◆ **Records provided**:

START

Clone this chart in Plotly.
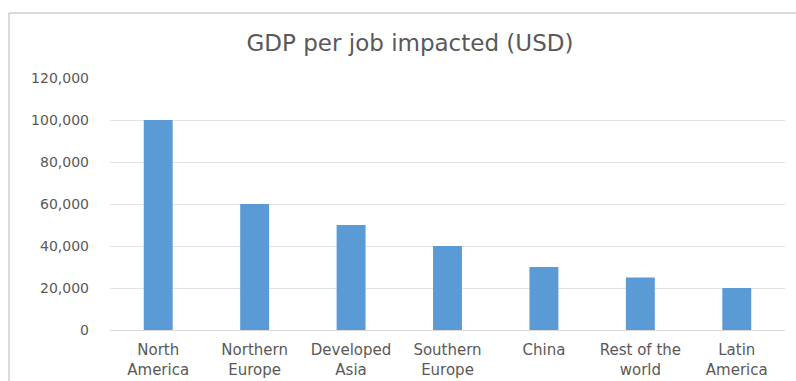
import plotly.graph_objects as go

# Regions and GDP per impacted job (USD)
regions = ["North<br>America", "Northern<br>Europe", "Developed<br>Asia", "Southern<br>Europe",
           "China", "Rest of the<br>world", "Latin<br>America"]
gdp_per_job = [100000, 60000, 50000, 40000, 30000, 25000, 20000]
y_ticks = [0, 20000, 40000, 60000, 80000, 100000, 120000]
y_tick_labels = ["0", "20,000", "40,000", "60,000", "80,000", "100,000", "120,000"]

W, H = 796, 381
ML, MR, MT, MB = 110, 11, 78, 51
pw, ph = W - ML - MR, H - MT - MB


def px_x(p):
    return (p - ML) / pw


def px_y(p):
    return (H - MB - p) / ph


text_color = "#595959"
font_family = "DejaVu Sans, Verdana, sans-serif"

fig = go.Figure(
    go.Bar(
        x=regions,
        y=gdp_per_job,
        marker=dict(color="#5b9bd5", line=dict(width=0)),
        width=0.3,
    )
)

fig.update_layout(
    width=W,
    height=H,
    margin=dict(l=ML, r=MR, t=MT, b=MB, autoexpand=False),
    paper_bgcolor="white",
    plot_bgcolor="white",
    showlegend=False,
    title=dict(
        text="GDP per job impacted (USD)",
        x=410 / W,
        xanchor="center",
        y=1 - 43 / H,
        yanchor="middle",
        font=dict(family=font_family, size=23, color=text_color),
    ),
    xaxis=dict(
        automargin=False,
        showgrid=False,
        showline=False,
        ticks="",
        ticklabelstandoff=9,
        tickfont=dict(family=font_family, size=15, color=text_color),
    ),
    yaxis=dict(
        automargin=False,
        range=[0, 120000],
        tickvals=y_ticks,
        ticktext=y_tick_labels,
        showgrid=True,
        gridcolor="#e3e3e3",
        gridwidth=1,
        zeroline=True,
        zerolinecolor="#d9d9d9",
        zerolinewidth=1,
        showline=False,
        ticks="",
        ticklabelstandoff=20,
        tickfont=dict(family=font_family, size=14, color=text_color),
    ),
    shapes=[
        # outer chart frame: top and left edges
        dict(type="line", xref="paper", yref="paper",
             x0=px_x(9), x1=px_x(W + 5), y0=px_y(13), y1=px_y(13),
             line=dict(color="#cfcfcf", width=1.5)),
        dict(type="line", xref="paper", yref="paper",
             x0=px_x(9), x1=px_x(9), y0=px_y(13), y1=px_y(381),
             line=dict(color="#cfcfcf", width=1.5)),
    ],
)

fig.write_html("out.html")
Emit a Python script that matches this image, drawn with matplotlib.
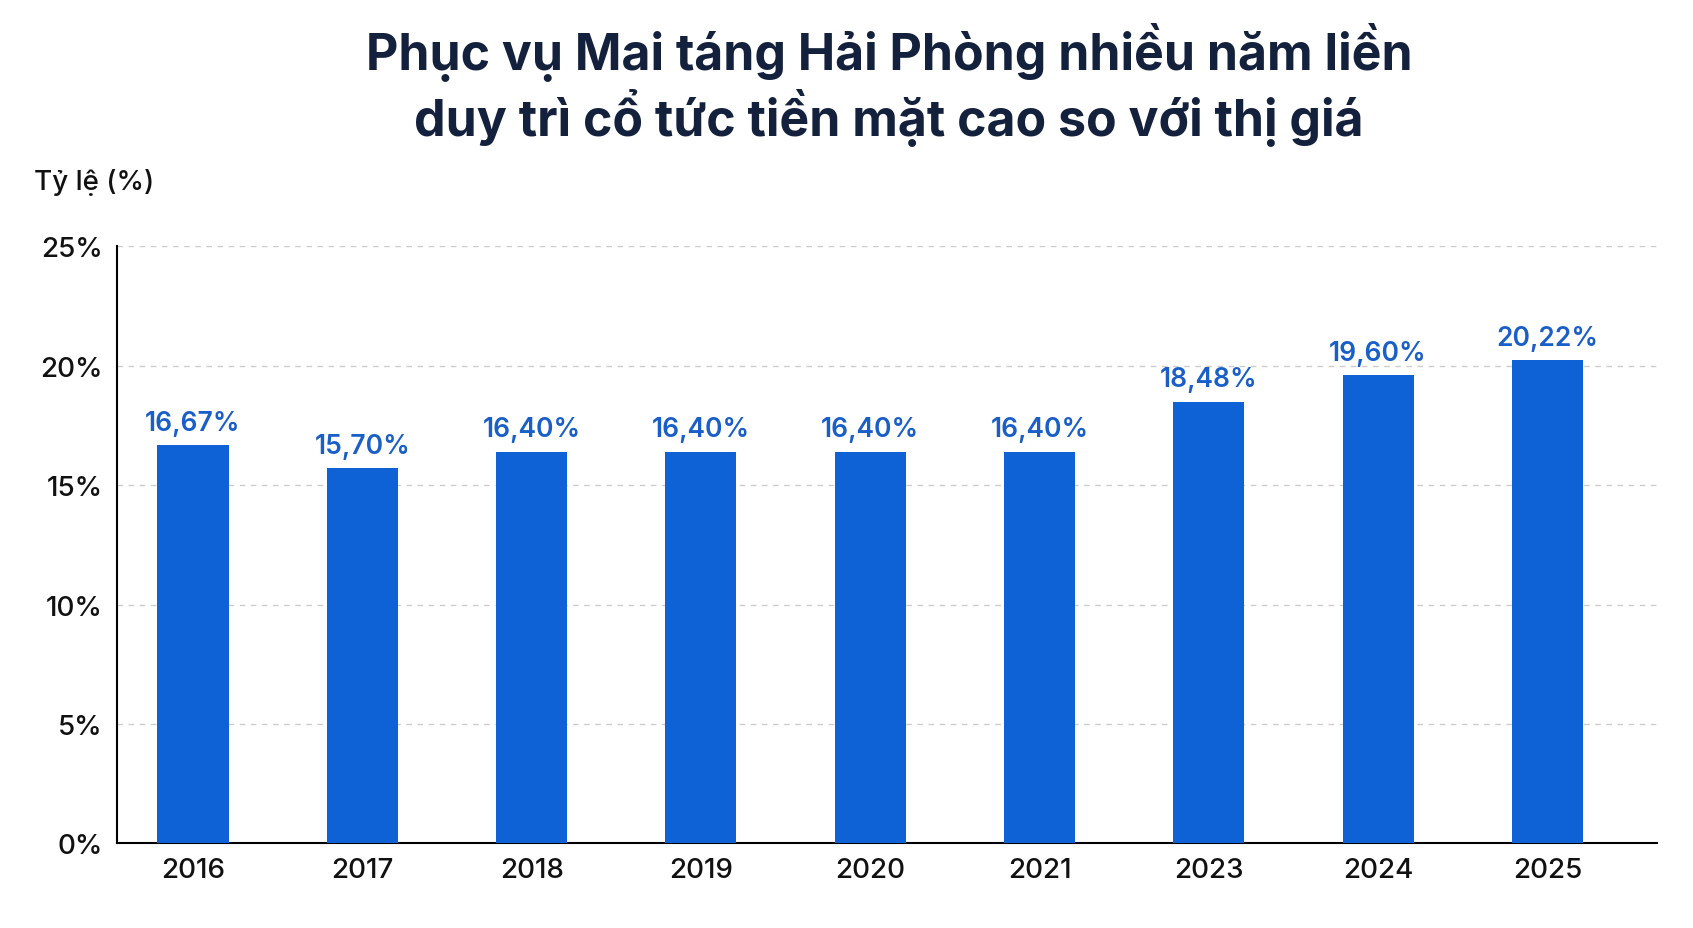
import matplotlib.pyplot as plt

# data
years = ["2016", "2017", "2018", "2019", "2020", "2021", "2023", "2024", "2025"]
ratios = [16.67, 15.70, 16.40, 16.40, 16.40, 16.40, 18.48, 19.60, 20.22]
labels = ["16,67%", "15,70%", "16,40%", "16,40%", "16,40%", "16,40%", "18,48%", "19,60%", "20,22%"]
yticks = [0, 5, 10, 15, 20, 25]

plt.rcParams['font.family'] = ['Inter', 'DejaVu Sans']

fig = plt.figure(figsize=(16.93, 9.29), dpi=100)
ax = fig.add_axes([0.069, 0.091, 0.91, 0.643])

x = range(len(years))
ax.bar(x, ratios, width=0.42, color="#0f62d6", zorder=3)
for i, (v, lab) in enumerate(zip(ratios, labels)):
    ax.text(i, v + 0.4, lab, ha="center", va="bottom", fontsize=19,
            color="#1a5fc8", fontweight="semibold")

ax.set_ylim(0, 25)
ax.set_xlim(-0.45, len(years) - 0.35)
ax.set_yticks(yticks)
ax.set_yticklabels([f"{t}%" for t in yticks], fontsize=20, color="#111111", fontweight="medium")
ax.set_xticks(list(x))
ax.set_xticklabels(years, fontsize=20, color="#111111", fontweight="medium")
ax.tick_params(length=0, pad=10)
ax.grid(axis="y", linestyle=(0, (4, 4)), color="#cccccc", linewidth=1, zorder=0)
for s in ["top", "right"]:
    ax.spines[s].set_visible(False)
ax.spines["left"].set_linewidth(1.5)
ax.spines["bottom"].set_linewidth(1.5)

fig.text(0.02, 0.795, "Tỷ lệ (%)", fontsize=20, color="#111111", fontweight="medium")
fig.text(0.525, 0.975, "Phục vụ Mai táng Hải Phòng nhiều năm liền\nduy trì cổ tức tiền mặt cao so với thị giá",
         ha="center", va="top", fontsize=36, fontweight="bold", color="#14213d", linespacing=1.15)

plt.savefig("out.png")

END
START

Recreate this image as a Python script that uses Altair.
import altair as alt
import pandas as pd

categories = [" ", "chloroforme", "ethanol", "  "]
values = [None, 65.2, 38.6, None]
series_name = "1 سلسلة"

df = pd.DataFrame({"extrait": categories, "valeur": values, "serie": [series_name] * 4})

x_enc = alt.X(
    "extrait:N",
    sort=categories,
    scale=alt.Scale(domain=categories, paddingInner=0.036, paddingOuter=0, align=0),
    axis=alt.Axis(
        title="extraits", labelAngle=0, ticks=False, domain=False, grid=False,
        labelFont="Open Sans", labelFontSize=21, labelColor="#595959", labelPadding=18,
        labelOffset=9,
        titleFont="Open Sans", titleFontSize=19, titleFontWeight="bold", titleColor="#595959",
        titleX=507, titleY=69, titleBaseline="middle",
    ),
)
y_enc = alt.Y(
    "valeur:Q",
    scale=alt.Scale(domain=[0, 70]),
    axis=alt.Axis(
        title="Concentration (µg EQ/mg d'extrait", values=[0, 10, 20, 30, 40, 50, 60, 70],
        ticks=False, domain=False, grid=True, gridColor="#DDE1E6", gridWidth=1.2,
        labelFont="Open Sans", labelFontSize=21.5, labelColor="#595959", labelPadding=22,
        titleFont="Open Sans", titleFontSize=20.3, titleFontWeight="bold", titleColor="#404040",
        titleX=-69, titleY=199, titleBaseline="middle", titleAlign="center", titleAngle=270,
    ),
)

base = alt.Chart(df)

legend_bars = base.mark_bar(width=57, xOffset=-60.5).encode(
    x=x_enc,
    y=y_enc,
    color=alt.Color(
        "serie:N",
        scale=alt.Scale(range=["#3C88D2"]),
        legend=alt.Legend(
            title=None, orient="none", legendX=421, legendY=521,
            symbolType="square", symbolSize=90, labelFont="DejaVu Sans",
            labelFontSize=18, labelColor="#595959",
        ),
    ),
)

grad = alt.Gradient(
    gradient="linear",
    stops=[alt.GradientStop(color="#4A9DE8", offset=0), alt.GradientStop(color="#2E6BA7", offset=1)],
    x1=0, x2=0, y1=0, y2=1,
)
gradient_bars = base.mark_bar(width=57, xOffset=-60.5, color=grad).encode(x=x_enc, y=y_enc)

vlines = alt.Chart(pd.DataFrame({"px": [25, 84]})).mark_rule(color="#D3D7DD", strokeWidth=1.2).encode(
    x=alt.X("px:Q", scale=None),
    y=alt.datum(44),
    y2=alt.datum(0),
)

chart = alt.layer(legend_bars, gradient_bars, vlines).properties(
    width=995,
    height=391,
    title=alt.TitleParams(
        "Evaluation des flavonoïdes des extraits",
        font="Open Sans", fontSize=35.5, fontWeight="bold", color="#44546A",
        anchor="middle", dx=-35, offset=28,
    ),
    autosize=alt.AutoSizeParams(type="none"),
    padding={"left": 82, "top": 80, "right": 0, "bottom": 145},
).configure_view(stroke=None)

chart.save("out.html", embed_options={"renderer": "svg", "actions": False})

END
START

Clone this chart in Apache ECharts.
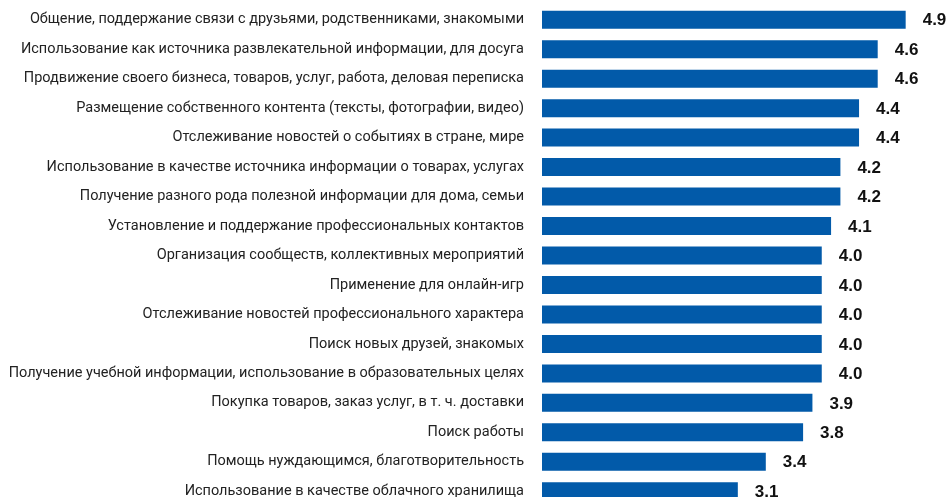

END

Look back over the material above and state how many lines hold the word "that". Write the number and nothing else.

◆ **Reply to the task**: 2